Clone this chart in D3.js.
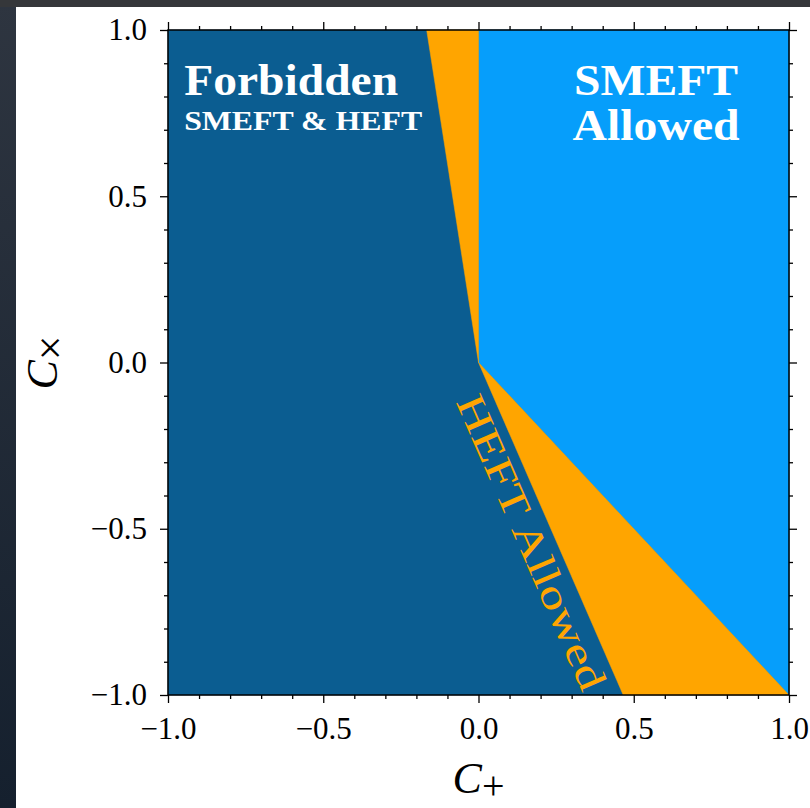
<!DOCTYPE html>
<html>
<head>
<meta charset="utf-8">
<script src="https://cdn.jsdelivr.net/npm/d3@7"></script>
<style>
  html, body { margin: 0; padding: 0; background: #222a35; }
  svg { display: block; }
</style>
</head>
<body>
<svg id="chart" width="810" height="808"></svg>
<script>
// ---------- data ----------
const xDomain = [-1, 1];
const yDomain = [-1, 1];
const majorTicks = [-1, -0.5, 0, 0.5, 1];
const tickLabels = ["\u22121.0", "\u22120.5", "0.0", "0.5", "1.0"];
const minorTicks = [-0.9, -0.8, -0.7, -0.6, -0.4, -0.3, -0.2, -0.1, 0.1, 0.2, 0.3, 0.4, 0.6, 0.7, 0.8, 0.9];

// region polygons in (C+, Cx) data coordinates
const forbiddenRegion = [[-1, 1], [1, 1], [1, -1], [-1, -1]];
const smeftRegion = [[0, 1], [1, 1], [1, -1], [0, 0]];
const heftUpperRegion = [[-0.167, 1], [0, 1], [0, 0]];
const heftLowerRegion = [[0, 0], [1, -1], [0.466, -1]];
const regionColors = ["#0b5d91", "#069efb", "#ffa500", "#ffa500"];

// labels: [text, x, y, anchor, weight, size, width]
const regionLabels = [
  ["Forbidden", -0.948, 0.805, "start", "bold", 44, 214],
  ["SMEFT & HEFT", -0.948, 0.699, "start", "bold", 28, 238],
  ["SMEFT", 0.572, 0.805, "middle", "bold", 44, 164],
  ["Allowed", 0.572, 0.669, "middle", "bold", 44, 167]
];
const heftLabel = { text: "HEFT Allowed", x: 0.172, y: -0.54, size: 40 };

// ---------- layout ----------
const svg = d3.select("#chart");
const W = 810, H = 808;
const plot = { left: 168, right: 789, top: 30, bottom: 695 };
const serif = "'Liberation Serif', 'Times New Roman', serif";

const x = d3.scaleLinear().domain(xDomain).range([plot.left, plot.right]);
const y = d3.scaleLinear().domain(yDomain).range([plot.bottom, plot.top]);

// background (dark screenshot border + white page)
const defs = svg.append("defs");
const grad = defs.append("linearGradient").attr("id", "bgGrad").attr("x1", 0).attr("y1", 0).attr("x2", 0).attr("y2", 1);
grad.append("stop").attr("offset", "0%").attr("stop-color", "#2e3540");
grad.append("stop").attr("offset", "100%").attr("stop-color", "#15202e");
svg.append("rect").attr("width", W).attr("height", H).attr("fill", "url(#bgGrad)");
svg.append("rect").attr("x", 0).attr("y", 0).attr("width", W).attr("height", 7).attr("fill", "#35373a");
svg.append("rect").attr("x", 16).attr("y", 7).attr("width", W - 16).attr("height", H - 7).attr("fill", "#ffffff");

// regions
const line = d3.line().x(d => x(d[0])).y(d => y(d[1]));
const regions = [forbiddenRegion, smeftRegion, heftUpperRegion, heftLowerRegion];
svg.append("g").selectAll("path").data(regions).join("path")
  .attr("d", d => line(d) + "Z")
  .attr("fill", (d, i) => regionColors[i])
  .attr("stroke", (d, i) => regionColors[i])
  .attr("stroke-width", 0.5);

// region labels
svg.append("g").selectAll("text").data(regionLabels).join("text")
  .attr("x", d => x(d[1]))
  .attr("y", d => y(d[2]))
  .attr("text-anchor", d => d[3])
  .attr("font-weight", d => d[4])
  .attr("font-size", d => d[5])
  .attr("textLength", d => d[6])
  .attr("lengthAdjust", "spacingAndGlyphs")
  .attr("font-family", serif)
  .attr("fill", "#ffffff")
  .text(d => d[0]);

// HEFT label rotated along the lower boundary
const angle = Math.atan2(y(heftLowerRegion[2][1]) - y(heftLowerRegion[0][1]),
                         x(heftLowerRegion[2][0]) - x(heftLowerRegion[0][0])) * 180 / Math.PI;
svg.append("text")
  .attr("transform", `translate(${x(heftLabel.x)},${y(heftLabel.y)}) rotate(${angle})`)
  .attr("text-anchor", "middle")
  .attr("dy", "0.35em")
  .attr("font-family", serif)
  .attr("font-size", heftLabel.size)
  .attr("textLength", 318)
  .attr("lengthAdjust", "spacingAndGlyphs")
  .attr("fill", "#ffa500")
  .text(heftLabel.text);

// axes
function styleAxis(g) {
  g.select(".domain").remove();
  g.selectAll(".tick line").attr("stroke", "#000").attr("stroke-width", 1.3);
  g.selectAll(".tick text").attr("font-family", serif).attr("font-size", 31).attr("fill", "#000");
}
const fmt = (d) => tickLabels[majorTicks.indexOf(d)];

svg.append("g").attr("transform", `translate(0,${plot.bottom})`)
  .call(d3.axisBottom(x).tickValues(majorTicks).tickFormat(fmt).tickSize(8).tickPadding(14)).call(styleAxis);
svg.append("g").attr("transform", `translate(0,${plot.bottom})`)
  .call(d3.axisBottom(x).tickValues(minorTicks).tickFormat("").tickSize(4)).call(styleAxis);
svg.append("g").attr("transform", `translate(0,${plot.top})`)
  .call(d3.axisTop(x).tickValues(majorTicks).tickFormat("").tickSize(8)).call(styleAxis);
svg.append("g").attr("transform", `translate(0,${plot.top})`)
  .call(d3.axisTop(x).tickValues(minorTicks).tickFormat("").tickSize(4)).call(styleAxis);

svg.append("g").attr("transform", `translate(${plot.left},0)`)
  .call(d3.axisLeft(y).tickValues(majorTicks).tickFormat(fmt).tickSize(8).tickPadding(13)).call(styleAxis);
svg.append("g").attr("transform", `translate(${plot.left},0)`)
  .call(d3.axisLeft(y).tickValues(minorTicks).tickFormat("").tickSize(4)).call(styleAxis);
svg.append("g").attr("transform", `translate(${plot.right},0)`)
  .call(d3.axisRight(y).tickValues(majorTicks).tickFormat("").tickSize(8)).call(styleAxis);
svg.append("g").attr("transform", `translate(${plot.right},0)`)
  .call(d3.axisRight(y).tickValues(minorTicks).tickFormat("").tickSize(4)).call(styleAxis);

// frame
svg.append("rect")
  .attr("x", plot.left).attr("y", plot.top)
  .attr("width", plot.right - plot.left).attr("height", plot.bottom - plot.top)
  .attr("fill", "none").attr("stroke", "#000").attr("stroke-width", 1.5);

// axis titles
const xt = svg.append("text")
  .attr("x", (plot.left + plot.right) / 2).attr("y", 793)
  .attr("text-anchor", "middle")
  .attr("font-family", serif).attr("font-size", 44).attr("fill", "#000");
xt.append("tspan").attr("font-style", "italic").text("C");
xt.append("tspan").attr("font-size", 40).attr("dy", 6).text("+");

const yt = svg.append("text")
  .attr("transform", `translate(57,${(plot.top + plot.bottom) / 2}) rotate(-90)`)
  .attr("text-anchor", "middle")
  .attr("font-family", serif).attr("font-size", 44).attr("fill", "#000");
yt.append("tspan").attr("font-style", "italic").text("C");
yt.append("tspan").attr("font-size", 44).attr("dy", 8).text("\u00d7");
</script>
</body>
</html>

◆ **TASK BRIEF**:
Copy the listing word for word, excluding its pictures.

◆ **RESPONSE TO THE EXERCISE**:
Clone this chart in D3.js.
<!DOCTYPE html>
<html>
<head>
<meta charset="utf-8">
<script src="https://cdn.jsdelivr.net/npm/d3@7"></script>
<style>
  html, body { margin: 0; padding: 0; background: #222a35; }
  svg { display: block; }
</style>
</head>
<body>
<svg id="chart" width="810" height="808"></svg>
<script>
// ---------- data ----------
const xDomain = [-1, 1];
const yDomain = [-1, 1];
const majorTicks = [-1, -0.5, 0, 0.5, 1];
const tickLabels = ["\u22121.0", "\u22120.5", "0.0", "0.5", "1.0"];
const minorTicks = [-0.9, -0.8, -0.7, -0.6, -0.4, -0.3, -0.2, -0.1, 0.1, 0.2, 0.3, 0.4, 0.6, 0.7, 0.8, 0.9];

// region polygons in (C+, Cx) data coordinates
const forbiddenRegion = [[-1, 1], [1, 1], [1, -1], [-1, -1]];
const smeftRegion = [[0, 1], [1, 1], [1, -1], [0, 0]];
const heftUpperRegion = [[-0.167, 1], [0, 1], [0, 0]];
const heftLowerRegion = [[0, 0], [1, -1], [0.466, -1]];
const regionColors = ["#0b5d91", "#069efb", "#ffa500", "#ffa500"];

// labels: [text, x, y, anchor, weight, size, width]
const regionLabels = [
  ["Forbidden", -0.948, 0.805, "start", "bold", 44, 214],
  ["SMEFT & HEFT", -0.948, 0.699, "start", "bold", 28, 238],
  ["SMEFT", 0.572, 0.805, "middle", "bold", 44, 164],
  ["Allowed", 0.572, 0.669, "middle", "bold", 44, 167]
];
const heftLabel = { text: "HEFT Allowed", x: 0.172, y: -0.54, size: 40 };

// ---------- layout ----------
const svg = d3.select("#chart");
const W = 810, H = 808;
const plot = { left: 168, right: 789, top: 30, bottom: 695 };
const serif = "'Liberation Serif', 'Times New Roman', serif";

const x = d3.scaleLinear().domain(xDomain).range([plot.left, plot.right]);
const y = d3.scaleLinear().domain(yDomain).range([plot.bottom, plot.top]);

// background (dark screenshot border + white page)
const defs = svg.append("defs");
const grad = defs.append("linearGradient").attr("id", "bgGrad").attr("x1", 0).attr("y1", 0).attr("x2", 0).attr("y2", 1);
grad.append("stop").attr("offset", "0%").attr("stop-color", "#2e3540");
grad.append("stop").attr("offset", "100%").attr("stop-color", "#15202e");
svg.append("rect").attr("width", W).attr("height", H).attr("fill", "url(#bgGrad)");
svg.append("rect").attr("x", 0).attr("y", 0).attr("width", W).attr("height", 7).attr("fill", "#35373a");
svg.append("rect").attr("x", 16).attr("y", 7).attr("width", W - 16).attr("height", H - 7).attr("fill", "#ffffff");

// regions
const line = d3.line().x(d => x(d[0])).y(d => y(d[1]));
const regions = [forbiddenRegion, smeftRegion, heftUpperRegion, heftLowerRegion];
svg.append("g").selectAll("path").data(regions).join("path")
  .attr("d", d => line(d) + "Z")
  .attr("fill", (d, i) => regionColors[i])
  .attr("stroke", (d, i) => regionColors[i])
  .attr("stroke-width", 0.5);

// region labels
svg.append("g").selectAll("text").data(regionLabels).join("text")
  .attr("x", d => x(d[1]))
  .attr("y", d => y(d[2]))
  .attr("text-anchor", d => d[3])
  .attr("font-weight", d => d[4])
  .attr("font-size", d => d[5])
  .attr("textLength", d => d[6])
  .attr("lengthAdjust", "spacingAndGlyphs")
  .attr("font-family", serif)
  .attr("fill", "#ffffff")
  .text(d => d[0]);

// HEFT label rotated along the lower boundary
const angle = Math.atan2(y(heftLowerRegion[2][1]) - y(heftLowerRegion[0][1]),
                         x(heftLowerRegion[2][0]) - x(heftLowerRegion[0][0])) * 180 / Math.PI;
svg.append("text")
  .attr("transform", `translate(${x(heftLabel.x)},${y(heftLabel.y)}) rotate(${angle})`)
  .attr("text-anchor", "middle")
  .attr("dy", "0.35em")
  .attr("font-family", serif)
  .attr("font-size", heftLabel.size)
  .attr("textLength", 318)
  .attr("lengthAdjust", "spacingAndGlyphs")
  .attr("fill", "#ffa500")
  .text(heftLabel.text);

// axes
function styleAxis(g) {
  g.select(".domain").remove();
  g.selectAll(".tick line").attr("stroke", "#000").attr("stroke-width", 1.3);
  g.selectAll(".tick text").attr("font-family", serif).attr("font-size", 31).attr("fill", "#000");
}
const fmt = (d) => tickLabels[majorTicks.indexOf(d)];

svg.append("g").attr("transform", `translate(0,${plot.bottom})`)
  .call(d3.axisBottom(x).tickValues(majorTicks).tickFormat(fmt).tickSize(8).tickPadding(14)).call(styleAxis);
svg.append("g").attr("transform", `translate(0,${plot.bottom})`)
  .call(d3.axisBottom(x).tickValues(minorTicks).tickFormat("").tickSize(4)).call(styleAxis);
svg.append("g").attr("transform", `translate(0,${plot.top})`)
  .call(d3.axisTop(x).tickValues(majorTicks).tickFormat("").tickSize(8)).call(styleAxis);
svg.append("g").attr("transform", `translate(0,${plot.top})`)
  .call(d3.axisTop(x).tickValues(minorTicks).tickFormat("").tickSize(4)).call(styleAxis);

svg.append("g").attr("transform", `translate(${plot.left},0)`)
  .call(d3.axisLeft(y).tickValues(majorTicks).tickFormat(fmt).tickSize(8).tickPadding(13)).call(styleAxis);
svg.append("g").attr("transform", `translate(${plot.left},0)`)
  .call(d3.axisLeft(y).tickValues(minorTicks).tickFormat("").tickSize(4)).call(styleAxis);
svg.append("g").attr("transform", `translate(${plot.right},0)`)
  .call(d3.axisRight(y).tickValues(majorTicks).tickFormat("").tickSize(8)).call(styleAxis);
svg.append("g").attr("transform", `translate(${plot.right},0)`)
  .call(d3.axisRight(y).tickValues(minorTicks).tickFormat("").tickSize(4)).call(styleAxis);

// frame
svg.append("rect")
  .attr("x", plot.left).attr("y", plot.top)
  .attr("width", plot.right - plot.left).attr("height", plot.bottom - plot.top)
  .attr("fill", "none").attr("stroke", "#000").attr("stroke-width", 1.5);

// axis titles
const xt = svg.append("text")
  .attr("x", (plot.left + plot.right) / 2).attr("y", 793)
  .attr("text-anchor", "middle")
  .attr("font-family", serif).attr("font-size", 44).attr("fill", "#000");
xt.append("tspan").attr("font-style", "italic").text("C");
xt.append("tspan").attr("font-size", 40).attr("dy", 6).text("+");

const yt = svg.append("text")
  .attr("transform", `translate(57,${(plot.top + plot.bottom) / 2}) rotate(-90)`)
  .attr("text-anchor", "middle")
  .attr("font-family", serif).attr("font-size", 44).attr("fill", "#000");
yt.append("tspan").attr("font-style", "italic").text("C");
yt.append("tspan").attr("font-size", 44).attr("dy", 8).text("\u00d7");
</script>
</body>
</html>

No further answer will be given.